At their annual meeting, shareholders proposed a motion calling on BP to review the risks related to the energy-intensive extraction of heavy crude oil from tar sands in Alberta. Oil sands are a mixture of bitumen, sand and water. Processing them emits more greenhouse gases, and shareholders were concerned BP had not accounted for the cost to either store the carbon or pay to emit it.

But preliminary voting results showed about 85 percent of shareholders who advance-voted opposed the motion, meaning BP relieved shareholders' concerns.

"BP is well aware of the extreme sensitivity of environmental issues for any investment in oil sands, and seems to have built conservative assumptions into the financial framework to allow for these extra costs," British investment adviser Ivor Pether told Bloomberg.

BP spokesman Scott Dean said the resolution would have "no impact whatsoever" on the Whiting expansion.

"The resolution failed so it'll have no impact on the project. We factored the price of carbon into our projects and Whiting is no exception," he said. "The project continues to move forward. We'll have 3,000 on the job this year working on the project. It continues to move forward on schedule."

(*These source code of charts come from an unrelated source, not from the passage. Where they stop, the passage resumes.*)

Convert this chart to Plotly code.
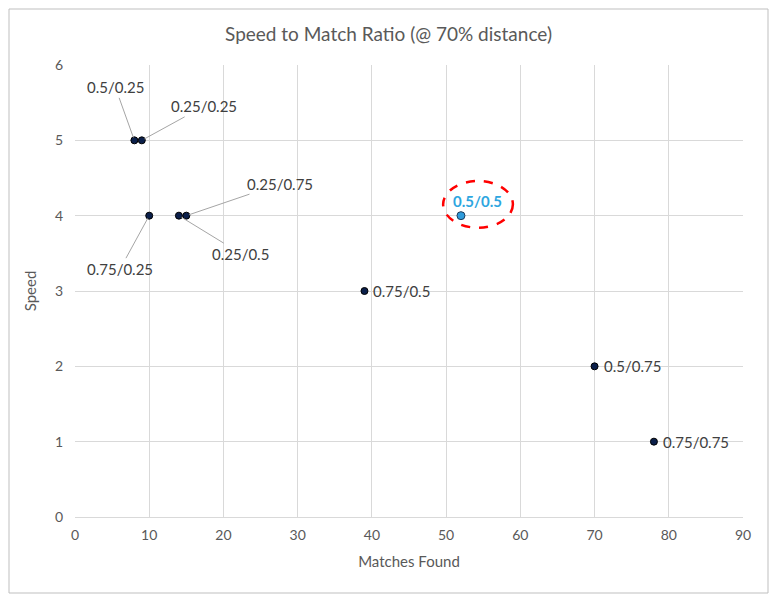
import plotly.graph_objects as go

matches = [8, 9, 10, 14, 15, 39, 70, 78]
speed = [5, 5, 4, 4, 4, 3, 2, 1]
labels = ["0.5/0.25", "0.25/0.25", "0.75/0.25", "0.25/0.5", "0.25/0.75", "0.75/0.5", "0.5/0.75", "0.75/0.75"]
best_x, best_y, best_label = 52, 4, "0.5/0.5"

# label offsets in pixels (leader line when set, else plain text to the right)
offsets = {
    "0.5/0.25": (-19, -53),
    "0.25/0.25": (62, -34),
    "0.75/0.25": (-29, 53),
    "0.25/0.5": (62, 38),
    "0.25/0.75": (94, -32),
}

font = "Lato, Open Sans, sans-serif"
fig = go.Figure()
fig.add_trace(go.Scatter(
    x=matches, y=speed, mode="markers",
    marker={"color": "#0b1f4a", "size": 7, "line": {"color": "black", "width": 1}},
    hoverinfo="x+y", showlegend=False,
))
fig.add_trace(go.Scatter(
    x=[best_x], y=[best_y], mode="markers",
    marker={"color": "#2e9bdb", "size": 8, "line": {"color": "#1a3a5a", "width": 1}},
    showlegend=False,
))

for x, y, t in zip(matches, speed, labels):
    if t in offsets:
        ax, ay = offsets[t]
        fig.add_annotation(x=x, y=y, text=t, showarrow=True, arrowhead=0, arrowwidth=1,
                           arrowcolor="#a5a5a5", ax=ax, ay=ay, standoff=3,
                           font={"size": 15, "color": "#404040"})
    else:
        fig.add_annotation(x=x, y=y, text=t, showarrow=False, xanchor="left", xshift=7,
                           font={"size": 15, "color": "#404040"})

fig.add_annotation(x=best_x, y=best_y, text="<b>" + best_label + "</b>", showarrow=False,
                   xshift=17, yshift=15, font={"size": 15, "color": "#2ea6e0"})
fig.add_shape(type="circle", x0=49.6, x1=59.0, y0=3.84, y1=4.46,
              line={"color": "red", "width": 2.5, "dash": "dash"})
fig.add_shape(type="rect", xref="paper", yref="paper",
              x0=-66 / 668, x1=1 + 25 / 668, y0=-76 / 452, y1=1 + 56 / 452,
              line={"color": "#bfbfbf", "width": 1})

fig.update_layout(
    width=761, height=586,
    margin={"l": 67, "r": 26, "t": 57, "b": 77},
    plot_bgcolor="white", paper_bgcolor="white",
    font={"family": font, "color": "#595959", "size": 14},
    title={"text": "Speed to Match Ratio (@ 70% distance)", "x": 0.5, "y": 0.955,
           "xanchor": "center", "yanchor": "middle", "font": {"size": 19, "color": "#595959"}},
)
fig.update_xaxes(range=[0, 90], dtick=10, showgrid=True, gridcolor="#d9d9d9",
                 zeroline=False, showline=True, linecolor="#d9d9d9",
                 ticks="outside", ticklen=5, tickcolor="rgba(0,0,0,0)",
                 title={"text": "Matches Found", "font": {"size": 15}, "standoff": 14})
fig.update_yaxes(range=[0, 6], dtick=1, showgrid=True, gridcolor="#d9d9d9",
                 zeroline=False, ticks="outside", ticklen=8, tickcolor="rgba(0,0,0,0)",
                 title={"text": "Speed", "font": {"size": 15}, "standoff": 14})
fig.write_html("out.html")
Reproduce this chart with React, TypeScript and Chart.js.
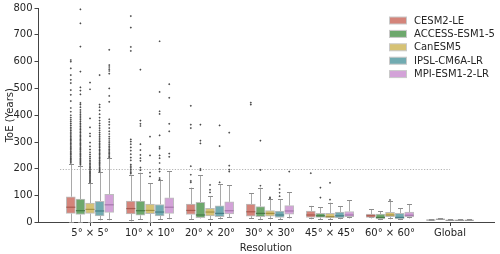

Josh Mogerman, spokesman for the Natural Resources Defense Council, said the controversy could be taken as further expression of the debate about the Whiting refinery expansion. NRDC has argued that BP and the Indiana Department of Environmental Management failed to properly account for emissions of various pollutants from the expanded refinery.

"Shareholder involvement shows that the environmental and economic problems with tar sands are intertwined," Mogerman said in an e-mail. "Locally, it is another example that the concerns about the refinery's tar sands oil are echoed internationally. In (Northwest) Indiana, it is a concern over air pollution from inadequate controls at the refinery, as well as pollution dumped into Lake Michigan. In Canada, it is concerns over vast polluted lakes that contain mining waste that are leaching into nearby waterways ... And in London, it is a concern about the viability of the investment itself -- the true cost of all this pollution."

BP estimates oil companies will need to produce up to 60 million barrels of oil more per day by 2030 to meet the world's energy needs.

BP has three oil sands projects, but none of them have started producing.

The Whiting expansion is scheduled for completion in 2011.